Opinião
A dinâmica da dívida não é negociável
O que o país é hoje, deve-o aos seus governos. É um truísmo. Mas os governos começaram quase sempre a minar o seu terreno na oposição. Exemplo acabado disso é a recente recusa do PS em integrar a Comissão Parlamentar de Reforma do Estado. Com uma particularidade, grave para o país, ditada pelo momento: o tempo deixou de autorizar dilações.
Vejamos. A realidade é um país que acumulou um nível de endividamento público em precedentes. Não começou hoje. Começou exactamente com a democracia, em 1975, um ano depois de a dívida ter atingido um mínimo histórico de 13,5% do PIB. Até 1986, ela cresceu anualmente, em média, 3,3 pontos percentuais do PIB, estabilizou entre 1987 e 2000, em torno dos 55%, e arrancou para a cavalgada final na era do euro, até chegar aos actuais 120%. Os dois últimos anos foram uma calamidade sem paralelo: os aumentos anuais superaram os 10 pontos percentuais do PIB.
Quando em 1892 Portugal fez a última bancarrota, estava num patamar de endividamento comparativamente confortável, da ordem dos 90% do PIB. Hoje, tem a ampará-lo na suspensão de uma réplica do desastre de 1892 uma Europa que ficaria gravemente comprometida na eventualidade de ela se concretizar, em troca do que o país lhe hipotecou a sua soberania, com os mecanismos normais de arbitragem política democrática funcionando agora numa espécie de vácuo, apesar da berraria parlamentar.
O crescimento minguante e a dívida crescente são duas faces da mesma moeda. O principal factor explicativo da trajectória abismal da dívida tem sido a diferença entre a taxa de juro nela implícita e a taxa de crescimento da economia, na ausência de ajustamento orçamental proporcional. Essa diferença tornou-se positiva em 2001 e, de lá para cá, tem vindo a aumentar quase permanentemente, até atingir, em 2012, 7%. A taxa de juro, de 4%, é até bastante baixa, se comparada com os 17,3% de 1991. Mas se a taxa de juro caiu, com a queda da inflação, para valores historicamente muito baixos, muito mais caiu o crescimento da produção, originando a avalanche em que nos encontramos.

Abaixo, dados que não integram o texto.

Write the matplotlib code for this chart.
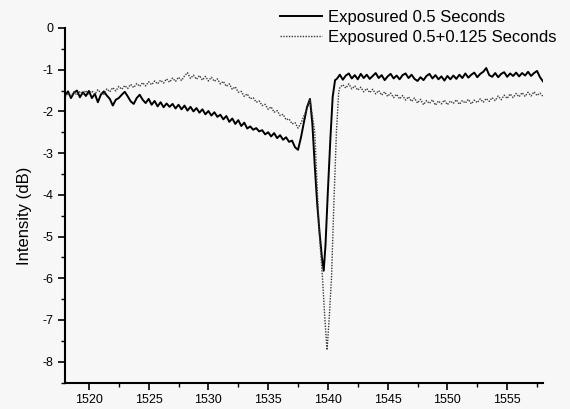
import numpy as np
import matplotlib
matplotlib.use("Agg")
import matplotlib.pyplot as plt
from matplotlib.ticker import MultipleLocator

plt.rcParams['font.family'] = ['Liberation Sans', 'DejaVu Sans']
plt.rcParams['axes.unicode_minus'] = False

# wavelength sampling (nm)
wl_left = np.arange(1518.0, 1538.01, 0.25)
wl_right_a = np.arange(1540.75, 1558.01, 0.25)
wl_right_b = np.arange(1541.25, 1558.01, 0.25)

# 0.5 s exposure (dB)
exp1_left = [-1.62, -1.52, -1.68, -1.55, -1.50, -1.66, -1.54, -1.63, -1.51, -1.68,
             -1.58, -1.78, -1.60, -1.52, -1.62, -1.70, -1.86, -1.72, -1.68, -1.60,
             -1.53, -1.64, -1.76, -1.82, -1.68, -1.60, -1.72, -1.80, -1.70, -1.84,
             -1.75, -1.88, -1.78, -1.90, -1.81, -1.89, -1.82, -1.93, -1.84, -1.95,
             -1.86, -1.98, -1.89, -2.00, -1.92, -2.03, -1.95, -2.07, -1.99, -2.10,
             -2.02, -2.13, -2.08, -2.19, -2.11, -2.25, -2.17, -2.30, -2.21, -2.35,
             -2.27, -2.41, -2.36, -2.44, -2.40, -2.48, -2.45, -2.55, -2.50, -2.60,
             -2.52, -2.64, -2.57, -2.68, -2.62, -2.73, -2.70, -2.86, -2.92, -2.62,
             -2.25]
exp1_dip_wl = [1538.25, 1538.5, 1538.7, 1538.9, 1539.1, 1539.3, 1539.5, 1539.65,
               1539.8, 1540.0, 1540.2, 1540.4, 1540.6]
exp1_dip = [-1.90, -1.70, -2.30, -3.30, -4.20, -4.90, -5.50, -5.82,
            -5.20, -3.90, -2.70, -1.65, -1.25]
exp1_right = [-1.22, -1.12, -1.24, -1.14, -1.09, -1.21, -1.13, -1.23, -1.10, -1.20,
              -1.12, -1.22, -1.15, -1.08, -1.20, -1.13, -1.25, -1.16, -1.10, -1.21,
              -1.14, -1.23, -1.13, -1.09, -1.20, -1.12, -1.22, -1.27, -1.18, -1.25,
              -1.15, -1.10, -1.21, -1.13, -1.23, -1.16, -1.26, -1.15, -1.23, -1.14,
              -1.22, -1.12, -1.20, -1.09, -1.19, -1.12, -1.07, -1.18, -1.10, -1.05,
              -0.96, -1.13, -1.17, -1.08, -1.18, -1.10, -1.06, -1.17, -1.09, -1.15,
              -1.07, -1.16, -1.08, -1.14, -1.05, -1.15, -1.08, -1.03, -1.18, -1.28]

# 0.5 + 0.125 s exposure (dB)
exp2_left = [-1.66, -1.56, -1.63, -1.53, -1.61, -1.52, -1.59, -1.50, -1.58, -1.51,
             -1.59, -1.48, -1.56, -1.59, -1.46, -1.53, -1.43, -1.51, -1.40, -1.47,
             -1.38, -1.45, -1.35, -1.43, -1.33, -1.40, -1.31, -1.39, -1.29, -1.36,
             -1.27, -1.34, -1.25, -1.32, -1.22, -1.30, -1.20, -1.28, -1.18, -1.26,
             -1.15, -1.07, -1.21, -1.13, -1.23, -1.14, -1.25, -1.16, -1.27, -1.18,
             -1.28, -1.22, -1.34, -1.28, -1.40, -1.34, -1.47, -1.41, -1.54, -1.52,
             -1.64, -1.58, -1.70, -1.67, -1.78, -1.75, -1.86, -1.83, -1.95, -1.89,
             -2.02, -1.98, -2.10, -2.07, -2.20, -2.18, -2.30, -2.27, -2.40, -2.28,
             -2.10]
exp2_dip_wl = [1538.25, 1538.5, 1538.7, 1538.9, 1539.1, 1539.3, 1539.55, 1539.75,
               1539.93, 1540.1, 1540.3, 1540.5, 1540.72, 1540.9, 1541.0]
exp2_dip = [-1.95, -1.72, -2.10, -2.50, -3.80, -5.00, -6.00, -7.00,
            -7.72, -7.00, -6.00, -4.20, -2.45, -1.55, -1.42]
exp2_right = [-1.36, -1.44, -1.34, -1.46, -1.39, -1.49, -1.42, -1.53, -1.45, -1.55,
              -1.47, -1.58, -1.50, -1.61, -1.53, -1.64, -1.56, -1.67, -1.59, -1.70,
              -1.62, -1.73, -1.65, -1.76, -1.68, -1.80, -1.71, -1.84, -1.74, -1.81,
              -1.72, -1.85, -1.75, -1.82, -1.73, -1.84, -1.75, -1.81, -1.72, -1.83,
              -1.74, -1.80, -1.71, -1.82, -1.73, -1.79, -1.70, -1.78, -1.69, -1.76,
              -1.67, -1.74, -1.63, -1.72, -1.61, -1.69, -1.58, -1.67, -1.57, -1.65,
              -1.55, -1.64, -1.54, -1.63, -1.53, -1.62, -1.56, -1.64]

wl1 = np.concatenate([wl_left, exp1_dip_wl, wl_right_a])
y1 = np.concatenate([exp1_left, exp1_dip, exp1_right])
wl2 = np.concatenate([wl_left, exp2_dip_wl, wl_right_b])
y2 = np.concatenate([exp2_left, exp2_dip, exp2_right])

bg = '#f7f7f7'
fig = plt.figure(figsize=(5.7, 4.09), dpi=100, facecolor=bg)
ax = fig.add_axes([65 / 570, 26.5 / 409, 478 / 570, 354.5 / 409], facecolor=bg)

ax.plot(wl1, y1, color='black', lw=1.4, label='Exposured 0.5 Seconds')
ax.plot(wl2, y2, color='#3a3a3a', lw=1.0, linestyle=(0, (1, 1)),
        label='Exposured 0.5+0.125 Seconds')

ax.set_xlim(1518, 1558)
ax.set_ylim(-8.5, 0)
ax.xaxis.set_major_locator(MultipleLocator(5))
ax.xaxis.set_minor_locator(MultipleLocator(2.5))
ax.yaxis.set_major_locator(MultipleLocator(1))
ax.yaxis.set_minor_locator(MultipleLocator(0.5))
ax.tick_params(which='major', direction='out', length=5, width=1.2, labelsize=9)
ax.tick_params(which='minor', direction='out', length=3, width=1.0)
for side in ['top', 'right']:
    ax.spines[side].set_visible(False)
for side in ['left', 'bottom']:
    ax.spines[side].set_linewidth(1.5)

ax.set_ylabel('Intensity (dB)', fontsize=12)
ax.yaxis.set_label_coords(-0.068, 0.47)

fig.legend(loc='upper right', bbox_to_anchor=(557 / 570, 1 - 10 / 409), frameon=False,
           fontsize=12, handlelength=2.5, handletextpad=0.4, labelspacing=0.32,
           borderpad=0.0, borderaxespad=0.0)

fig.savefig('out.png', dpi=100, facecolor=bg)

O excedente orçamental primário (sem juros) que teria sido necessário, em 2012, para cobrir aquele fosso, dada a dívida do ano anterior, é de 7,6% do PIB. Os progressos realizados nos dois últimos anos, na frente orçamental, deixaram-nos oito imponentes pontos percentuais aquém. O resultado foi o que se viu.
Obviamente que se, e quando, a dívida vier a estabilizar, não o será por virtude de um excedente daquela ordem. Ou o crescimento inverte a trajectória declinante em que se encontra há décadas, ou o problema não tem solução. Certo, certo é que o que não vier do crescimento, terá de vir de um patamar de consolidação orçamental significativamente mais exigente do que o já conseguido. De resto, muito mais exigente do que o alguma vez conseguido em democracia. Sem excedentes primários acima dos 3,0% do PIB, a começar por um maior do que 2% já no próximo ano, na suposição de que a economia volta a crescer (0,8%), a dívida não inverte a trajectória, até atingir em 2030, um nível mesmo assim muito superior àquele com que entrámos na crise recente (68% do PIB, em 2007, contra os 84% daqui a 18 anos, da última Análise de Sustentabilidade da Dívida, feita pelo FMI).
Os 4.000 milhões de euros em que é necessário reduzir de forma credível, quer dizer, permanente, a despesa pública são quase o que é necessário para realizar o objectivo de 2014 e o que terá de seguir-se – salvo a bancarrota, onde a redução forçada será muitíssimo maior e caótica. Nem mais, e talvez menos. Que o PS tergiverse sobre o assunto, é da ordem do «politics as usual». Com a pequena diferença de que, ao contrário do que foi usual, já deixámos de ter margem para falhar.